MEXICO CITY — After several days of road blockades,
protests, and tension in various agricultural regions of the country, the
Mexican government reached a partial agreement early Wednesday morning with
corn producer organizations in the states of Guanajuato, Jalisco, and
Michoacán, although the conflict persists in much of the national territory.
The Secretary of Agriculture and Rural Development (SADER),
Julio Berdegué Sacristán, reported that the agreement establishes a subsidy of
950 pesos per ton of white corn, a benefit that will reach approximately 90,000
farmers in the Bajío region, one of the country's most important corn-producing
areas.
"This agreement represents a significant step toward
addressing the demands of the agricultural sector and ensuring that producers
receive fair compensation for their work," Berdegué stated at the end of
the meeting with agricultural leaders.
The agreement was signed with the support of the state
governments of Guanajuato, Jalisco, and Michoacán, after intense negotiations
that lasted more than 72 hours.
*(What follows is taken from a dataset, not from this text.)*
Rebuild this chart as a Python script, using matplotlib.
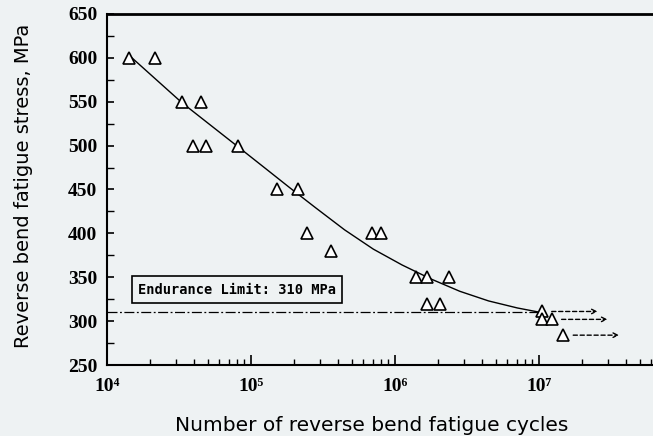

However, the agreement only addresses part of
the national problem, as producers in at least ten other states remain
mobilized, awaiting a response from the federal government.
Among the states where the conflict continues are Sinaloa,
Zacatecas, Chihuahua, Veracruz, Durango, Tamaulipas, and Nayarit, where farmers
are maintaining intermittent blockades of highways and distribution centers,
demanding that the same support program be extended nationwide.
The protesters claim that low corn prices and increased
production costs have led them to an unsustainable situation, while also
denouncing a lack of clarity in the guaranteed price policy and the
government's slow response.
Peasant organizations warned that if a comprehensive
agreement is not reached in the coming days, the mobilizations could move to
Mexico City, with protests in front of federal agencies and the National
Palace.
“The Bajío agreement doesn't resolve the corn crisis.
Thousands of producers in the north and south of the country are still waiting
for the government to listen to us,” declared one of the agricultural leaders
from Sinaloa.
Agricultural sector analysts pointed out that the current
crisis reflects a structural imbalance in the corn market, where international
prices, inflation, and competition from imported grains have severely impacted
domestic producers.
Meanwhile, the Ministry of Agriculture and Rural Development
(SADER) assured that it will continue dialogue with state and national
representatives of farmers to prevent an escalation of the conflict.
“Our commitment is to guarantee that no producer is left out
of the support, but also to maintain market stability and public finances,”
Berdegué emphasized.
Although the Bajío agreement represents a momentary respite,
tension persists in the Mexican countryside, which remains on edge due to the
possibility of new mobilizations if a nationwide solution is not reached.